REITs haven’t fully recovered from the downturn. There are still vacancies in smaller cities around the country. But in major metropolitan areas like Manhattan, Washington, D.C., Chicago and San Francisco, rents and occupancies are approaching pre-crisis levels.

“Places are still struggling, but it’s not the trophy properties that a typical successful REIT would own,” Ialeggio points out.

One area of particular strength that Cohen & Steers has seen is in properties with short lease durations, such as hotels, apartments and self storage.

Business travel is coming back, and hotels are able to capitalize on the increased demand and raise prices accordingly. Apartments are desirable for both those who can’t afford homes as well as young people working to establish themselves in their careers.

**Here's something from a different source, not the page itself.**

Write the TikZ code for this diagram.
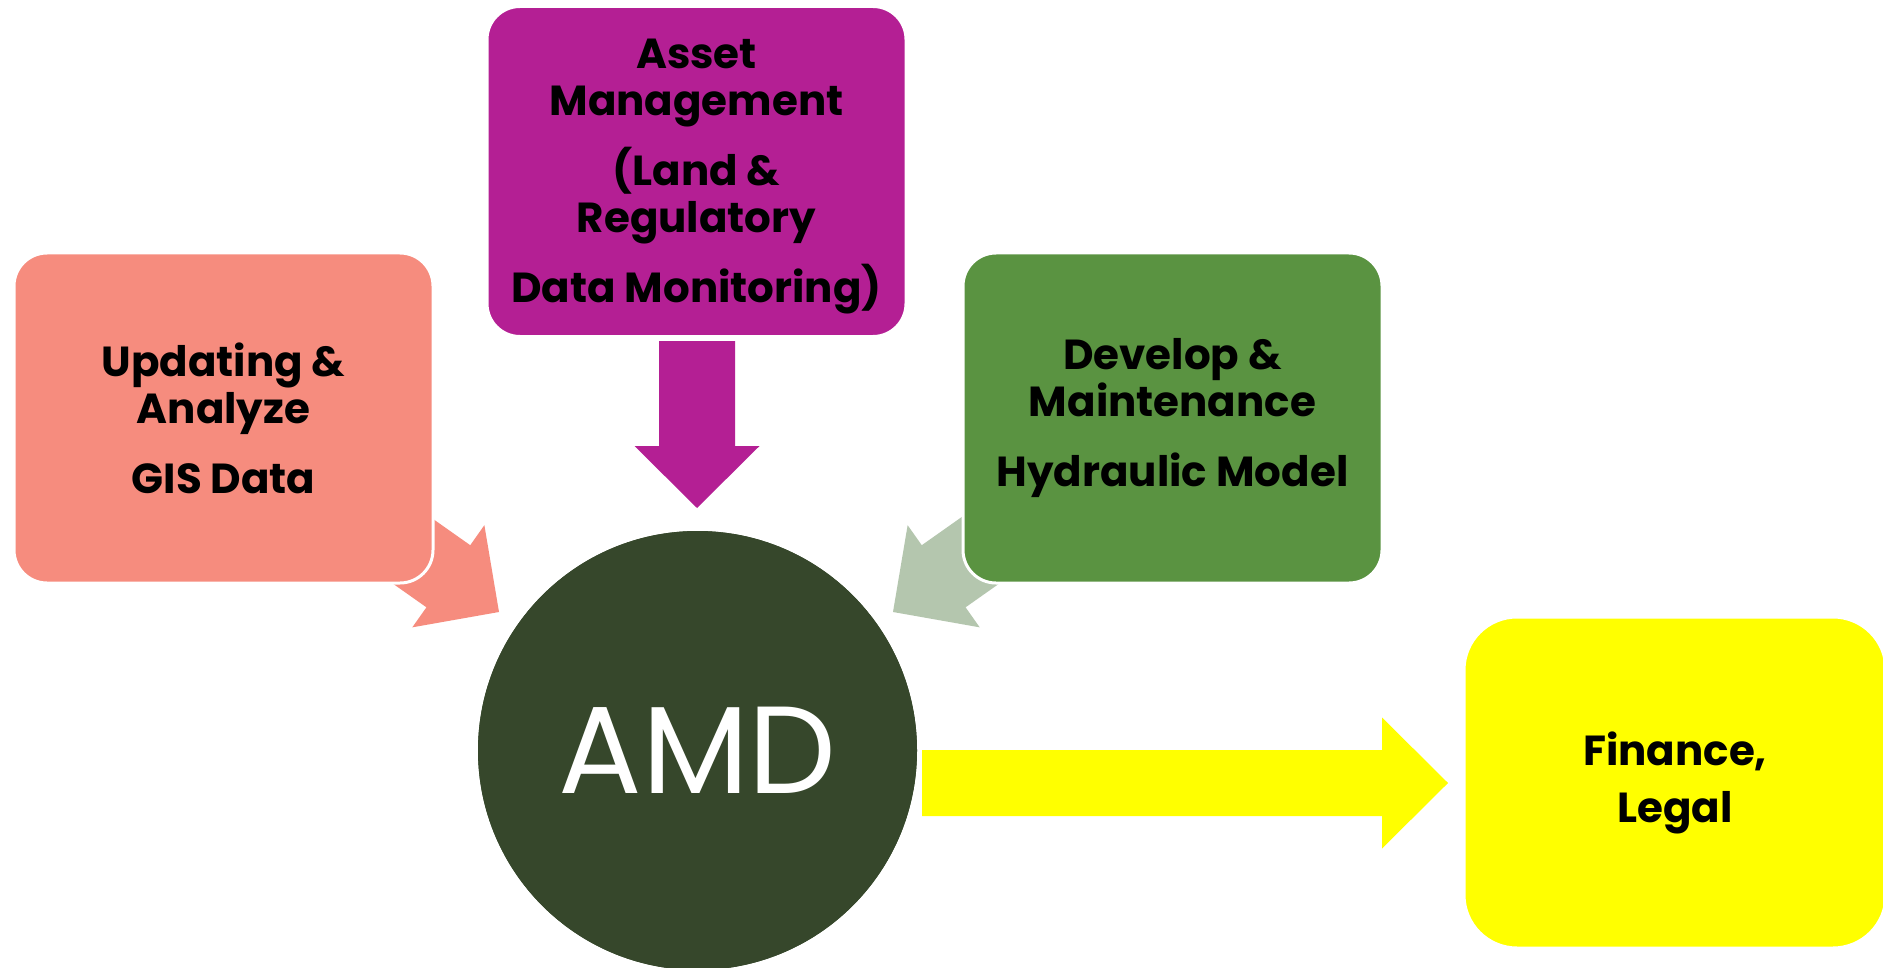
\documentclass[tikz,border=0pt]{standalone}
\usepackage{fontspec}
\newfontfamily\boxfont{Poppins}
\usetikzlibrary{calc}
\lineskiplimit=-100pt
\lineskip=0pt
\definecolor{salmonc}{HTML}{F68C7E}
\definecolor{purplec}{HTML}{B41F94}
\definecolor{greenc}{HTML}{5A9341}
\definecolor{sagec}{HTML}{B4C6AE}
\definecolor{circc}{HTML}{36472B}
\definecolor{yellowc}{HTML}{FFFF00}
% block arrow: colour, tip, angle, shaft length, shaft half width, head half width, head length
\newcommand\myblockarrow[7]{%
  \fill[#1, shift={(#2)}, rotate=#3] (0,0) -- (-#7,-#6) -- (-#7,-#5) -- (-#4,-#5)
    -- (-#4,#5) -- (-#7,#5) -- (-#7,#6) -- cycle;}
\begin{document}
\begin{tikzpicture}[x=0.5pt,y=-0.5pt,
  boxtext/.style={inner sep=0pt, align=center,
    font=\boxfont\bfseries\fontsize{21}{23.5}\selectfont, text=black},
  box/.style={boxtext, rounded corners=16.5pt, draw=white, line width=1.5pt,
    minimum width=209.5pt, minimum height=165pt},
  hub/.style={circle, fill=circc, minimum size=219.5pt, inner sep=0pt,
    font=\boxfont\fontsize{62}{62}\selectfont, text=white}]
\useasboundingbox (0,0) rectangle (1883,968);
\clip (0,0) rectangle (1883,968);
\fill[white] (0,0) rectangle (1883,968);

% hub and tips of the arrows
\node[hub] (amd) at (697.5,750.5) {AMD};
\coordinate (tipP) at (697,508);
\coordinate (tipS) at (499,612);
\coordinate (tipG) at (893,612);
\coordinate (tipY) at (1448,783);

% arrows (drawn beneath the boxes)
\myblockarrow{salmonc}{tipS}{-35.2}{172}{38}{62.5}{62}
\myblockarrow{sagec}{tipG}{215.2}{172}{38}{62.5}{62}
\myblockarrow{purplec}{tipP}{-90}{167}{38}{62.5}{62}
\myblockarrow{yellowc}{tipY}{0}{526}{33}{65.5}{66}

% boxes
\node[box, fill=salmonc] (gis) at (223.5,418)
  {Updating \&\\Analyze\\[11.5pt]GIS Data};
\node[box, fill=purplec] (asset) at (696.5,171.5) {};
\node[boxtext] (assettext) at ($(asset.center)+(0,5)$)
  {Asset\\Management\\[11.5pt](Land \&\\Regulatory\\[11.5pt]Data Monitoring)};
\node[box, fill=greenc] (hyd) at (1172.5,418)
  {Develop \&\\Maintenance\\[11.5pt]Hydraulic Model};
\node[box, fill=yellowc, rounded corners=26.5pt, minimum width=211pt,
  minimum height=165.5pt] (fin) at (1675,782.5)
  {Finance,\\[5pt]Legal};

% hub on top
\node[hub] at (amd) {AMD};
\end{tikzpicture}
\end{document}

“As their job prospects improve, they’re more likely to rent than buy a home in the current environment,” Ialeggio says.

The death of the consumer has been overblown, as well, evidenced by the performance of Simon, an operator of malls across the country.

The key, according to the Cohen & Steers approach, is to have the right names in the index.

“Market leaders who are doing well are driving the overall sector returns that we’ve seen.”

Real estate still has its issues. The pace of the economic recovery and job creation will be a huge factor in the coming months and years.

Building a REIT ETF

Cohen & Steers carefully analyzes the REITs that are included in their index, stating that it’s more important than ever to identify the companies that have the best position in their ownership of real estate, as well as their management track record and position in the marketplace.

“When you look at ETFs, most are indexed to a certain benchmark and you get 200-plus securities that may or may not exhibit those outstanding characteristics,” Ialeggio says.

What Cohen & Steers aims to do is identify the top 75 global real estate companies that will benefit from the economic recovery and lead the real estate market forward.

Some of the qualities they look for in such companies are their ability to tap equity markets to take advantage of distressed opportunities. “The market leaders are able to act more quickly to take advantage of opportunities,” says Ialeggio.

Cohen & Steers isn’t just researching international REITs from a computer in New York, either. “When we evaluate real estate companies to invest in, we’re actually going to these places,” says Ialeggio.

Analysts go into the buildings, look at cash flows and evaluate the economic climate of the area. Because economic growth around the world is happening at different rates, Ialeggio says the approach is especially timely.

“It’s not a one-size-fits-all approach that will win going forward,” he says. “We’re trying to tailor our strategy for a market that’s growing.”

REITs and Dividends

REITs are required to distribute 90% of their taxable income to investors in order to have REIT status, which is one of the reasons they’re so appealing to investors.

Overseas, the same basic idea holds, though the tax rules may differ slightly. The requirement to pay out such income overseas can range from 70%-90%, says Ted Valenti, senior product manager at Cohen & Steers.

Payout ratios are another front on which REITs are improving. At the height of the financial crisis, says Ialeggio, ratios were the lowest they had ever been. These days, they’re coming back to where they have historically been.

Ialeggio says that Cohen & Steers’ forecast for the next decade is approaching 10% dividend growth per year.

“The dividend growth has always been a big part of the total return story that makes REITs attractive.”

Other global real estate funds include SPDR DJ Wilshire Global Real Estate (NYSEArca: RWO) and First Trust EPRA/NAREIT Global Real Estate Fund (NYSEArca: FFR). For investors seeking non-U.S. exposure, international real estate funds include SPDR Dow Jones International Real Estate (NYSEArca: RWX) and WisdomTree International Real Estate (NYSEArca: DRW).

All five funds share similar characteristics, though GRI’s 75 holdings is more selective compared to the others, which include between 119 and 263 holdings.